Xu Yuan Zhen

Personal information
- Full name: Xu Yuan Zhen
- Nickname: XYZ
- Nationality: Singapore
- Born: 25 April 1985 (age 41) Singapore
- Height: 1.69 m (5 ft 6+1⁄2 in)
- Weight: 60 kg (132 lb)

Sailing career
- Sport: Sailing
- Club: National Optimist Sailing Scheme
- Coached by: Craig Ferris (AUS)
- Class: Dinghy (470)

Medal record
Men's sailing
Representing Singapore
Asian Games
| Silver medal – second place | 2006 Doha | 470 |

= Xu Yuan Zhen =

Singaporean sailor

Xu Yuan Zhen (born 25 April 1985) is a Singaporean former sailor, who specialized in the two-person dinghy (470) class. A member of the Singapore Sailing Federation, Xu trained for the Games under head coach Craig Ferris.

At the 2006 Asian Games in Doha, Qatar, Xu and Terence Koh won the silver medal in the men's 470.

Xu competed for the Singaporean sailing squad, as a skipper in the men's 470 class, at the 2008 Summer Olympics in Beijing.
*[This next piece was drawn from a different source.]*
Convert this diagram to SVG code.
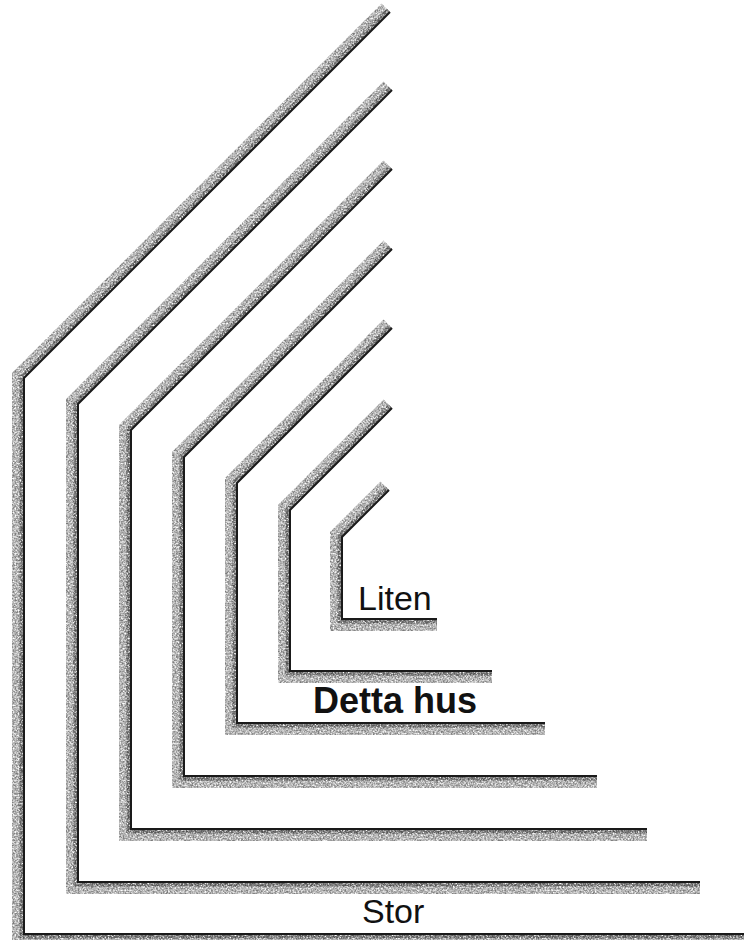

He and Koh topped the selection criteria in a three-way battle with two other teams comprising Roy Tay and Chung Peiming, and Teo Wee Chin and Benjamin Tan, based on their cumulative scores attained at three international regattas stipulated by the Singapore Sailing Federation.

At the Olympics, Xu and Koh suffered a disqualification in the 5th race. However they managed two top 10 finishes in the 6th and 7th races, coming in at the 8th and 10th position respectively. Discarding the points from the disqualification, they were placed twenty-second overall with 159 net points.

After the Olympics, Xu stopped sailing to concentrate on studies while his partner retired due to a back injury and focusing on his business and studies.